“Il Consiglio di Stato, con il rigetto definitivo del ricorso di 9 aziende fuori dal territorio di produzione del Lambrusco Emilia Igp, ha consentito di fare un importante passo avanti, convalidando pienamente le modifiche al disciplinare condivise da produttori e cantine e sostenute anche dalla Cia ed altri soggetti di rappresentanza, che, dal 1 agosto 2013 prevedeva tutte le fasi della produzione più legate al territorio”. Lo sostiene il responsabile della presidenza Cia di Reggio Emilia per il settore vitivinicolo Renzo Zaldini.“Questo – afferma Zaldini – in particolare con l’obbligo della ‘frizzantatura’ e della fermentazione in autoclave nella zona d’origine, permette un più puntuale controllo delle diverse fasi produttive da parte del Consorzio: l’imbottigliamento lontano dalle nostre zone (che continua ad essere possibile) significa infatti minori possibilità di controllare che aziende sostanzialmente commerciali, producano lambrusco utilizzando anche vini da vitigni non previsti nel disciplinare”.
“E’ una possibilità che può essere sfruttata da chi guarda solo al proprio tornaconto, in una fase non troppo buona per il nostro vino e per i rossi in generale, fase che consente di trovare sui mercati vini generici a prezzi stracciati. Ora quindi il lambrusco dell’Emilia è meglio protetto da furbizie”.
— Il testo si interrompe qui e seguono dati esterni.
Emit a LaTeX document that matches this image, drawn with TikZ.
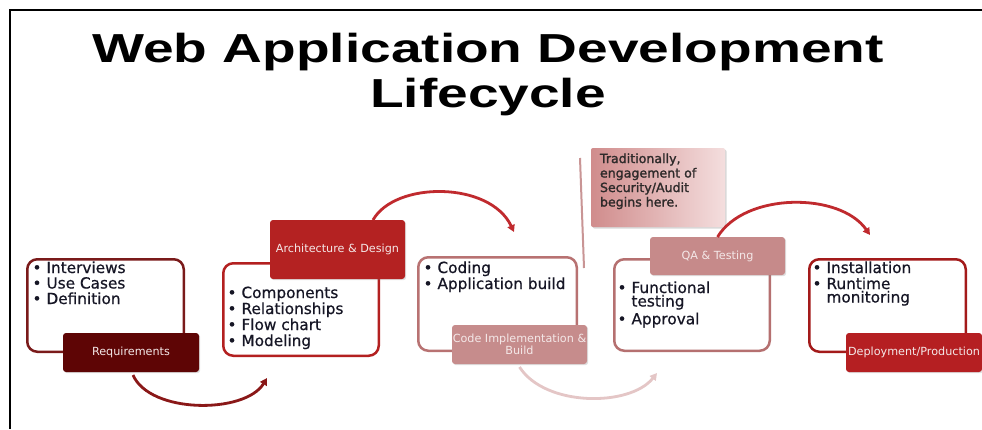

“Secondo il nostro punto di vista – prosegue – mancherebbe un ultimo passaggio che potrebbe garantirci pienamente: l’adozione di un contrassegno sulle bottiglie. In questo modo completeremmo le possibilità di controllo, perché per ogni cisterna che lascia la zona, l’organo di controllo avrebbe a priori la conoscenza del numero di bottiglie che si possono produrre, rilasciando il giusto numero di contrassegni”.
E’ un mondo quello delll’Igt Emilia che vale oltre 80 milioni d’euro di fatturato e che, sommando aziende consorziate tra Reggio e Modena conta 6.595 ettari di vigneti Igt con una produzione di 1,5 milioni di quintali di uva e 1.200.000 ettolitri di vino Igt esportati. Nel panorama europeo de vini frizzanti l’Italia detiene un quasi monopolio, rappresenta l’82% in valore, ovvero 344 milioni di euro, e il 75% in quantità, pari a 1,6 milioni di ettolitri.
“Dopo alcuni anni di ‘vacche grasse’ – conclude Zaldini – siamo di fronte a qualche difficoltà, con i prezzi in calo e qualche giacenza ancora nelle cantine. Per consolidarci servirebbe maggiore collaborazione, per investire sul nome ed il prestigio dei nostri vini, ed evitando concorrenza al ribasso, senza guardare insomma solo al prossimo bilancio ma ad una prospettiva più di medio/lungo termine”.